In the aftermath of the bombing, Senator Deneen stated from Washington that the bombings were "the work of organized and protected [criminals] ... in their desperate effort to retain political control." State's Attorney Crowe responded that he was satisfied that the "bombings were done by Deneen forces, and done mainly to discredit Mayor Thompson and myself."

==Response to the violence==
As the violence heightened, the focus of the voters turned to crime and Prohibition. Chicago's violent campaign drew attention and scorn from out-of-town newspapers. In the days before the election, a Federal grand jury was sworn in with instructions that it would be called upon to protect the voters of Chicago under the federal statutes about intimidation or conspiracy to prevent a citizen from exercising his right to vote. Special federal Prohibition officers swarmed into the city after the Deneen and Swanson bombings, and a city court bailiff who was a Thompson supporter was shot and wounded by a federal agent during a raid on a saloon.

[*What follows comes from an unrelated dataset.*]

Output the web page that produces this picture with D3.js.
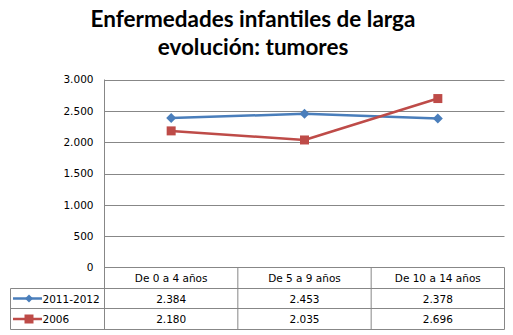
<!DOCTYPE html>
<html>
<head>
<meta charset="utf-8">
<script src="https://cdn.jsdelivr.net/npm/d3@7"></script>
<style>
  html, body { margin: 0; padding: 0; background: #fff; }
  svg { display: block; }
</style>
</head>
<body>
<script>
// Chart data
const categories = ["De 0 a 4 años", "De 5 a 9 años", "De 10 a 14 años"];
const seriesNames = ["2011-2012", "2006"];
const values2011 = [2384, 2453, 2378];
const values2006 = [2180, 2035, 2696];
const yTicks = [0, 500, 1000, 1500, 2000, 2500, 3000];
const titleLines = ["Enfermedades infantiles de larga", "evolución: tumores"];

const W = 513, H = 335;
const colors = ["#4A7EBB", "#BE4B48"];
const gridColor = "#878787";
const font = "'DejaVu Sans', Verdana, sans-serif";

const svg = d3.select("body").append("svg").attr("width", W).attr("height", H);

const locale = d3.formatLocale({ decimal: ",", thousands: ".", grouping: [3], currency: ["", ""] });
const fmt = locale.format(",d");

const plot = { left: 104.5, right: 504.5, top: 79.5, bottom: 267.5 };
const x = d3.scaleBand().domain(categories).range([plot.left, plot.right]);
const y = d3.scaleLinear().domain([0, 3000]).range([plot.bottom, plot.top]);

// Title
const title = svg.append("g").attr("font-family", "Lato, 'Open Sans', sans-serif")
  .attr("font-weight", "bold").attr("fill", "#000").attr("text-anchor", "middle");
const t1 = title.append("text").attr("x", 253).attr("y", 27).attr("font-size", 20).text(titleLines[0]);
const w1 = t1.node().getComputedTextLength();
const fs = 20 * 325 / w1;
t1.attr("font-size", fs);
title.append("text").attr("x", 253).attr("y", 55).attr("font-size", fs).text(titleLines[1]);

// Gridlines and y axis labels
const yAxis = d3.axisLeft(y).tickValues(yTicks).tickFormat(fmt).tickSize(0).tickPadding(11);
const yg = svg.append("g").attr("transform", `translate(${plot.left},0)`).call(yAxis);
yg.select(".domain").remove();
yg.selectAll("text").attr("font-family", font).attr("font-size", 10.5).attr("fill", "#000");

svg.append("g").selectAll("line").data(yTicks.filter(d => d > 0)).join("line")
  .attr("x1", plot.left).attr("x2", plot.right)
  .attr("y1", d => Math.round(y(d)) + 0.5).attr("y2", d => Math.round(y(d)) + 0.5)
  .attr("stroke", gridColor).attr("stroke-width", 1);

// Data table below the plot
const rowH = [plot.bottom, 288.5, 308.5, 329.5];
const tableLeft = 10.5;
const tg = svg.append("g").attr("stroke", gridColor).attr("stroke-width", 1).attr("fill", "none");
// horizontal rules
tg.append("line").attr("x1", plot.left).attr("x2", plot.right).attr("y1", rowH[0]).attr("y2", rowH[0]);
[rowH[1], rowH[2], rowH[3]].forEach(yy => {
  tg.append("line").attr("x1", tableLeft).attr("x2", plot.right).attr("y1", yy).attr("y2", yy);
});
// vertical rules
tg.append("line").attr("x1", plot.left).attr("x2", plot.left).attr("y1", plot.top).attr("y2", rowH[3]);
tg.append("line").attr("x1", tableLeft).attr("x2", tableLeft).attr("y1", rowH[1]).attr("y2", rowH[3]);
categories.forEach(c => {
  const xr = x(c) + x.bandwidth();
  tg.append("line").attr("x1", xr).attr("x2", xr).attr("y1", rowH[0]).attr("y2", rowH[3]);
});

const txt = svg.append("g").attr("font-family", font).attr("font-size", 10.5).attr("fill", "#000")
  .attr("text-anchor", "middle").attr("dominant-baseline", "central");
categories.forEach(c => {
  txt.append("text").attr("x", x(c) + x.bandwidth() / 2).attr("y", (rowH[0] + rowH[1]) / 2).text(c);
});
const allSeries = [values2011, values2006];
allSeries.forEach((vals, i) => {
  const cy = (rowH[i + 1] + rowH[i + 2]) / 2;
  vals.forEach((v, j) => {
    txt.append("text").attr("x", x(categories[j]) + x.bandwidth() / 2).attr("y", cy).text(fmt(v));
  });
  txt.append("text").attr("x", 42.5).attr("y", cy).attr("text-anchor", "start").text(seriesNames[i]);
});

// Marker shapes
function markerPath(kind, r) {
  if (kind === 0) return `M0,${-r}L${r},0L0,${r}L${-r},0Z`;
  return `M${-r},${-r}H${r}V${r}H${-r}Z`;
}

// Legend keys inside the table
allSeries.forEach((vals, i) => {
  const cy = (rowH[i + 1] + rowH[i + 2]) / 2;
  svg.append("line").attr("x1", 13).attr("x2", 42).attr("y1", cy).attr("y2", cy)
    .attr("stroke", colors[i]).attr("stroke-width", 2.5);
  svg.append("path").attr("d", markerPath(i, i === 0 ? 4 : 4.5))
    .attr("transform", `translate(29,${cy})`).attr("fill", colors[i]);
});

// Lines and markers
const cx = d => x(d) + x.bandwidth() / 2;
allSeries.forEach((vals, i) => {
  const pts = vals.map((v, j) => [cx(categories[j]), y(v)]);
  svg.append("path").datum(pts).attr("d", d3.line())
    .attr("fill", "none").attr("stroke", colors[i]).attr("stroke-width", 2.5)
    .attr("stroke-linejoin", "round");
  svg.append("g").selectAll("path").data(pts).join("path")
    .attr("d", markerPath(i, i === 0 ? 5 : 4.5))
    .attr("transform", d => `translate(${d[0]},${d[1]})`)
    .attr("fill", colors[i]);
});
</script>
</body>
</html>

Under a finding by the Illinois Supreme Court, election judges were ruled as officers of the county court, and that any election judge who tampered with votes or intimidated voters could be jailed for contempt. Under the same court decision, some 3,000 persons drawn from the ranks of the local bar association and other civic organizations were deputized as pollwatchers, and were empowered to compel a policeman to arrest anyone involved in vote fraud. The same ruling deprived Governor Small from the power to pardon politicians arrested under this contempt ruling. This unprecedented ruling was estimated to have the potential to cut the stolen votes from about 75,000 to 25,000 within Cook County.

==Granady murder==
On the day of the primary, Octavius C. Granady, a candidate for committeeman in the 20th ward, was chased in his car and killed. He was an Afro Caribbean attorney from St. Thomas, United States Virgin Islands who was running on a reform platform.

==Outcome==
The voters sided with Deneen's slate, with all three of his candidates winning the Primary. Louis Emmerson defeated Len Small by 400,000 votes and went on to win the Governor's office. John Swanson defeated Crowe by 120,000. The Tribune attributed his win to Democrats crossing over to vote Republican following the earlier bombings. Otis Glenn defeated Small for the Senate seat. Glenn's victory spelled the end of Smith's convoluted attempts to be seated in the Senate following an earlier appointment that the Senate denied.